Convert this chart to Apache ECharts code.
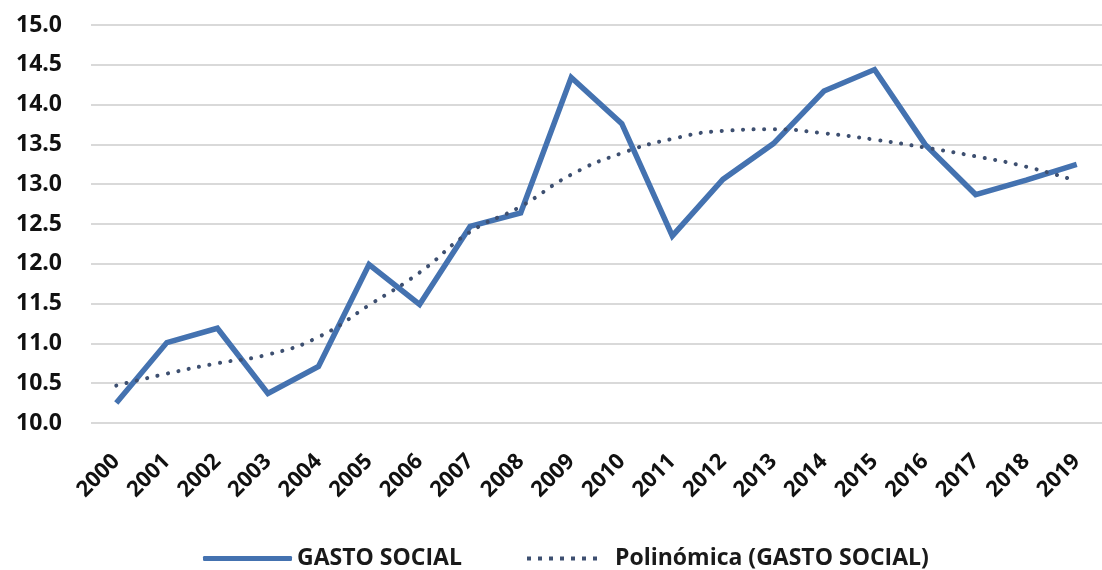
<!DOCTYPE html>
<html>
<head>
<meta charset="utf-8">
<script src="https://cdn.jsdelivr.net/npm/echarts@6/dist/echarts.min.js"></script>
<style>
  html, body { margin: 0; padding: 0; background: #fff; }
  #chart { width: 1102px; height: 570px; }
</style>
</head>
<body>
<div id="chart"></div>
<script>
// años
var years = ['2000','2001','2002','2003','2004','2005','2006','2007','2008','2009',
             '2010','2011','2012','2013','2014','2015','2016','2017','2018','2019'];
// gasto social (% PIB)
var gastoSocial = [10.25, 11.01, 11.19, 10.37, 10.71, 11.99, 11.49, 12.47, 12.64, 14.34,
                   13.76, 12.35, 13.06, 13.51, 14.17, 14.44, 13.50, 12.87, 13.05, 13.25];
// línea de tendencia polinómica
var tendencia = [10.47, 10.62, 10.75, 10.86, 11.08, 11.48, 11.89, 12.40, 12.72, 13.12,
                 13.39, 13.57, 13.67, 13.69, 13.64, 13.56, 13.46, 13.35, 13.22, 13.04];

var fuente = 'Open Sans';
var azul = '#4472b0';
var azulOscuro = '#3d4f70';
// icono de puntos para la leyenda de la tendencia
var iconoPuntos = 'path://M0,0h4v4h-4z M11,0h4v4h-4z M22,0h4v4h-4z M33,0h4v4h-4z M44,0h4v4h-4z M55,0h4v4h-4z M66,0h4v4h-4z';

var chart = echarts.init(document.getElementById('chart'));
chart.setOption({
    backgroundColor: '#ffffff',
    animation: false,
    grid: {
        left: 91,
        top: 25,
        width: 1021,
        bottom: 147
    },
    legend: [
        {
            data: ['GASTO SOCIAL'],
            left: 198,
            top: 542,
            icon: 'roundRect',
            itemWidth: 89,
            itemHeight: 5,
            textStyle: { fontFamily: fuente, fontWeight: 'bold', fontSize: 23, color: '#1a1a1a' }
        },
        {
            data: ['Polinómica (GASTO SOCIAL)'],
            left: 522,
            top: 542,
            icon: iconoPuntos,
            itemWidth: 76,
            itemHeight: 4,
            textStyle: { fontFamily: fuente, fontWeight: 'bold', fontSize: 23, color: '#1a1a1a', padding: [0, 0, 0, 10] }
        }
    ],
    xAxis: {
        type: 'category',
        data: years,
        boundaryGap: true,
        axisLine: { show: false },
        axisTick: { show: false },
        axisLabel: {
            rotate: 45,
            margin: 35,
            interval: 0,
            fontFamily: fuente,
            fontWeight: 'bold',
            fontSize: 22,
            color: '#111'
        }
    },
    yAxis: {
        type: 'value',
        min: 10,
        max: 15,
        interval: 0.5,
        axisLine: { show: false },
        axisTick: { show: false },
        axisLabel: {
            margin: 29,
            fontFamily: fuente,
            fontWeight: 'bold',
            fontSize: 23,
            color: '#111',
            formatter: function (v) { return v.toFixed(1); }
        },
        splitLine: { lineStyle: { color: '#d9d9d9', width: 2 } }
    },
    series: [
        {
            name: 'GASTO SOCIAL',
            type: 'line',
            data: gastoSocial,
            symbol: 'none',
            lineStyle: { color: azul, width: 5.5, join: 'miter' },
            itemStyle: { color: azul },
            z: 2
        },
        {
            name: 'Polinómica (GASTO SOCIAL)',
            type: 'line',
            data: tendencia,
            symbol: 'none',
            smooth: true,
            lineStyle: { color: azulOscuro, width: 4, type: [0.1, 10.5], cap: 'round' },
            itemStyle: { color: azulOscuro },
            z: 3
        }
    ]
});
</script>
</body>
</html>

**Your task:**
Please restate the material above line by line, exactly, beginning at its first line and ending with the line that contains "var iconoPuntos = 'path://M0,0h4v4h-4z", without any pictures.

**Worked solution:**
Convert this chart to Apache ECharts code.
<!DOCTYPE html>
<html>
<head>
<meta charset="utf-8">
<script src="https://cdn.jsdelivr.net/npm/echarts@6/dist/echarts.min.js"></script>
<style>
  html, body { margin: 0; padding: 0; background: #fff; }
  #chart { width: 1102px; height: 570px; }
</style>
</head>
<body>
<div id="chart"></div>
<script>
// años
var years = ['2000','2001','2002','2003','2004','2005','2006','2007','2008','2009',
             '2010','2011','2012','2013','2014','2015','2016','2017','2018','2019'];
// gasto social (% PIB)
var gastoSocial = [10.25, 11.01, 11.19, 10.37, 10.71, 11.99, 11.49, 12.47, 12.64, 14.34,
                   13.76, 12.35, 13.06, 13.51, 14.17, 14.44, 13.50, 12.87, 13.05, 13.25];
// línea de tendencia polinómica
var tendencia = [10.47, 10.62, 10.75, 10.86, 11.08, 11.48, 11.89, 12.40, 12.72, 13.12,
                 13.39, 13.57, 13.67, 13.69, 13.64, 13.56, 13.46, 13.35, 13.22, 13.04];

var fuente = 'Open Sans';
var azul = '#4472b0';
var azulOscuro = '#3d4f70';
// icono de puntos para la leyenda de la tendencia
var iconoPuntos = 'path://M0,0h4v4h-4z M11,0h4v4h-4z M22,0h4v4h-4z M33,0h4v4h-4z M44,0h4v4h-4z M55,0h4v4h-4z M66,0h4v4h-4z';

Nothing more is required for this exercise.